Ah the memories that come flooding back at the mention of D-Lee, the appropriate nickname for former Chicago Cubs slugger Derrek Lee.
Standing at 6’5″ tall and listed at 240 pounds, Lee and myself share similar features in terms of stature now that my height is likely capped and my growing up completed. In 2008, however, and even before that year, Lee represented something that I so long dreamed to become, a baseball player and a first baseman at that.
A damn good one for the Cubs from 2004-2009, Lee slashed .304/.384/.539 in six full seasons on the North Side, racking up two Gold Gloves and a Sliver Slugger award from his first base position.
The anchor of the last great Cubs teams before the 2016 title club, Lee will be most remembered for his MVP-caliber 2005 campaign. While he fell short to Albert Pujols that year (Lee actually posted a better OPS and hit five more home runs), he did pace the majors in batting average (.335), slugging percentage (.662) and OPS+ (174) just to name a few categories.
His best full season as a big-leaguer, Lee will likely go down as not much more than a really solid baseball player after not receiving a single vote for the Hall of Fame in his first year on the ballot in 2017.
Aside from his 34.6 career bWAR, 331 career home runs or durability as a player, Lee will always be bigger than life for a kid that grew up hundreds of miles from Wrigley Field.
As a kid from a small town in North Carolina, the Atlanta Braves reigned supreme as the go-to team for my friends and family. Always into baseball, getting out of school and walking home coincided perfectly with the Cubs 2:20 p.m. eastern start times for home games.
With three hours to kill until my parents got home, Cubs baseball quickly became my outlet to decompress from a hard day at elementary school. An avid youth league baseball player in my own right as a kid, I longed to play first base, a position often reserved for the coaches’ favorite, or at least that’s the way I remember it happening.
Once home, I would project those dreams, as well as the ones that had me playing at Wrigley one day, on Lee, the big, broad-shouldered slugger hitting in the middle of the Cubs’ lineup.
Ten years old in 2008, I must have watched 85-100 games as the Cubs finished 97-64 to capture the National League Central title. I didn’t know it at the time, but it would be the last time that happened until eight years later when they finally ended the longest championship drought in professional sports.
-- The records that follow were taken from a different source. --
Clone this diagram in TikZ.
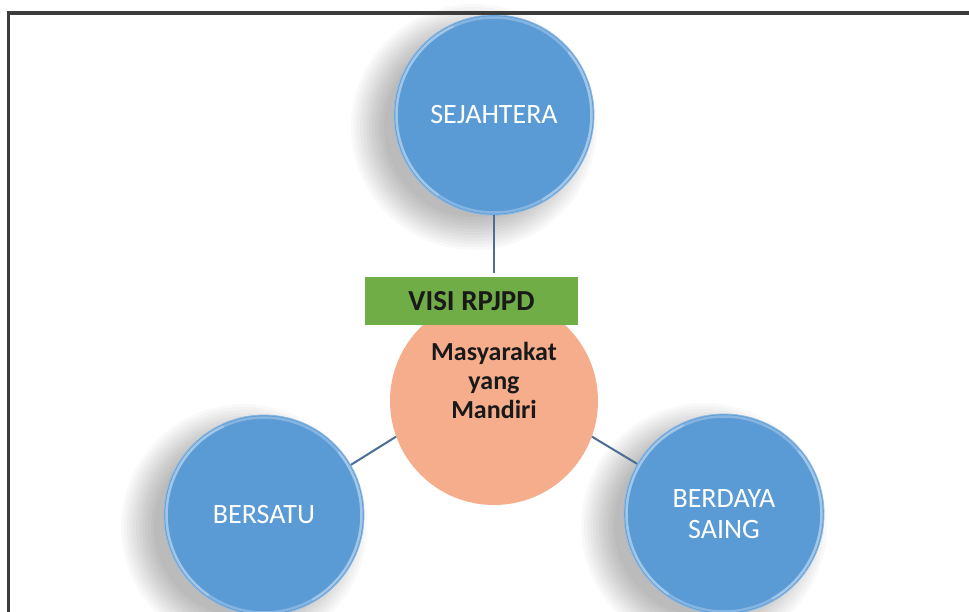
\documentclass[tikz,border=0pt]{standalone}
\usepackage{fontspec}
\setmainfont{Carlito}
\usetikzlibrary{calc}
\definecolor{blueball}{HTML}{5B9BD5}
\definecolor{orangeball}{HTML}{F5AD8C}
\definecolor{greenbox}{HTML}{70AD47}
\definecolor{linkcol}{HTML}{4A6E96}
\definecolor{framecol}{HTML}{3C3C3C}
\newcommand{\myballshadow}[2]{%
  \foreach \rr in {90,93,...,123}{%
    \fill[black, fill opacity=0.024] (#1-20,#2+12) circle (\rr pt);
  }%
}
\tikzset{
  ball/.style={circle, minimum size=200pt, inner sep=0pt, fill=blueball,
    draw=blueball!70!white, line width=0.8pt,
    text=white, align=center, font=\fontsize{28}{31}\selectfont},
  rim/.style={white, opacity=0.25, line width=2.5pt, line cap=round},
  link/.style={draw=linkcol, line width=2pt},
  frameline/.style={draw=framecol, line width=3.5pt}
}
\begin{document}
\begin{tikzpicture}[x=1pt,y=-1pt]
\useasboundingbox (0,0) rectangle (969,612);
\fill[white] (0,0) rectangle (969,612);

% shadows
\myballshadow{494}{115}
\myballshadow{264}{515}
\myballshadow{724}{514}

% circles
\node[ball] (sejahtera) at (494,115) {SEJAHTERA};
\node[ball] (bersatu) at (264,515) {BERSATU};
\node[ball] (berdaya) at (724,514) {BERDAYA\\SAING};
\node[circle, minimum size=208pt, inner sep=0pt, fill=orangeball] (mandiri) at (494,401) {};

% rims
\foreach \n in {sejahtera,bersatu,berdaya}{
  \begin{scope}[shift={(\n)}, x=1pt, y=1pt]
    \draw[rim] (0,0) circle (97.5pt);
    \draw[rim] (115:97.5) arc[start angle=115, end angle=235, radius=97.5];
    \draw[rim] (-60:97.5) arc[start angle=-60, end angle=40, radius=97.5];
  \end{scope}
}

% connectors
\coordinate (visitop) at (494,273);
\draw[link] (sejahtera.south) -- (visitop);
\draw[link] (bersatu.30) -- (mandiri.200);
\draw[link] (mandiri.340) -- (berdaya.150);

% green box
\node[rectangle, minimum width=213pt, minimum height=47pt, inner sep=0pt,
  fill=greenbox, text=black!90, font=\bfseries\fontsize{29}{31}\selectfont]
  (visi) at (471.5,301) {VISI RPJPD};

\node[align=center, text=black!90, font=\bfseries\fontsize{26}{29}\selectfont]
  (mandiritext) at (494,380) {Masyarakat\\yang\\Mandiri};

% frame
\draw[frameline] (6.75,13) -- (969,13);
\draw[frameline] (8.5,11.25) -- (8.5,612);
\end{tikzpicture}
\end{document}
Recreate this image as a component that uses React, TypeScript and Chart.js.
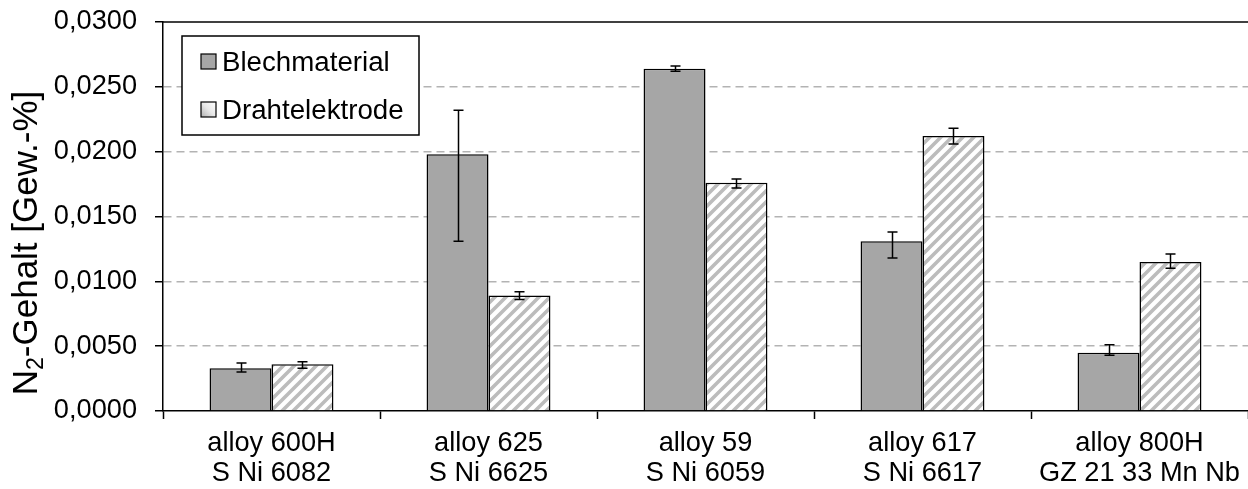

A happy-go-lucky kid at the time, not caught up in off-season moves the Cubs did or didn’t make or their payroll situation, it struck me as the best moment of my life when my parents announced we would be attending a Braves and Cubs game at Turner Field in Atlanta as a delayed 10th birthday present.
While my memory fails me about the specifics of the game, I can recall the Cubs defeating the Braves on that hot afternoon in Georgia and the sheer joy I received in being able to watch my favorite Cub in person.
Traded to those same Braves in August of 2010 for three pitching prospects as part of a sell-off by former general manager Jim Hendry, Lee posted an .849 OPS across 39 games with his new club.
“I had a great time here. I grew as a player, grew as a person, but I didn’t achieve the ultimate goal [of winning the World Series], so that part is disappointing. The rest of my experience was nothing but positive.”Derrek Lee on his time in Chicago, to Bruce Levine of ESPN.com in 2010.
Atlanta eventually lost to the San Francisco Giants in the NLDS and Lee spent time with two more teams before hanging up his spikes after the 2011 campaign.
The source of a childhood nickname and even an early email address, Lee lingers on my mind every time I watch what Anthony Rizzo is doing on the North Side.
By the time it’s all said and done, Rizzo has a shot to go down as the best Cubs first baseman in franchise history. Not too far behind him on that list, Lee was my first favorite baseball player and will continue to hold a special place with me for as long as I can grasp those memories.